Silent Cal Baltimore County: School board's Disney leaves legacy of reform and secrecy.

July 01, 1996

A SCHOOL BOARD is supposed to be close to the people, but it hasn't seemed to work that way in Baltimore County for a good while. Board members have been a furtive bunch, their public meetings often a formality, their decisions on matters of substance hammered out in the comfort of a locked room. If they have had the best interests of children at heart -- which is likely -- the public has not always been aware of it because they have shared so little. They have tended to treat the public as if it either doesn't need or have a right to know what the board is up to.

His assets and contributions notwithstanding, board President Calvin Disney, who announced his resignation recently, endorsed the board's move in that unfortunate direction during the 10 years he has served on it.

He rarely offered an unrehearsed comment.
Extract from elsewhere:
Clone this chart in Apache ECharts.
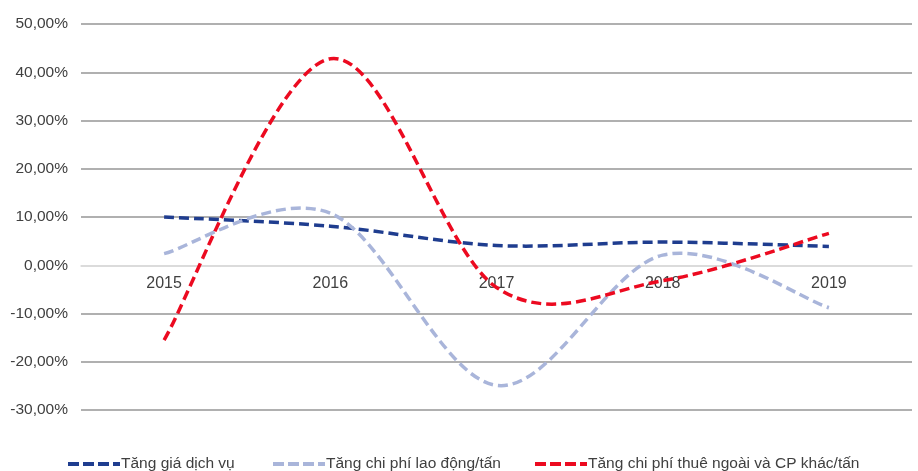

He defended the recent superintendent selection process that kept the public in the dark. He said virtually nothing through the debate about a high-school girl punished for possessing pepper spray and the mismanagement of the school facilities department that has dominated headlines for months. His preferred mode of communication was the prepared statement or, rarely, a letter to the editor.

In many ways, Mr. Disney's departure is regrettable. School boards across the region suffer from a dearth of knowledge about business and finance, both of which Mr. Disney possesses. A vice president at a major contracting company, he brought expertise to construction issues -- a fact that, in the end, made him more culpable for the board's decision to approve the appointment of a principal who knew nothing about construction to head the facilities department. He also championed reforms that led to positive changes, including school-based management and magnet schools.

But the secretive style he favored seems to be growing passe. Recently, the board openly and vigorously debated changes in its discipline policy. Perhaps the old tight-lipped culture is changing as more open board members, notably Robert Dashiell, become more vocal.

Calvin Disney's school boards accomplished good things. But they forgot they owed citizens their ears and voices. Future boards must not make the same mistake.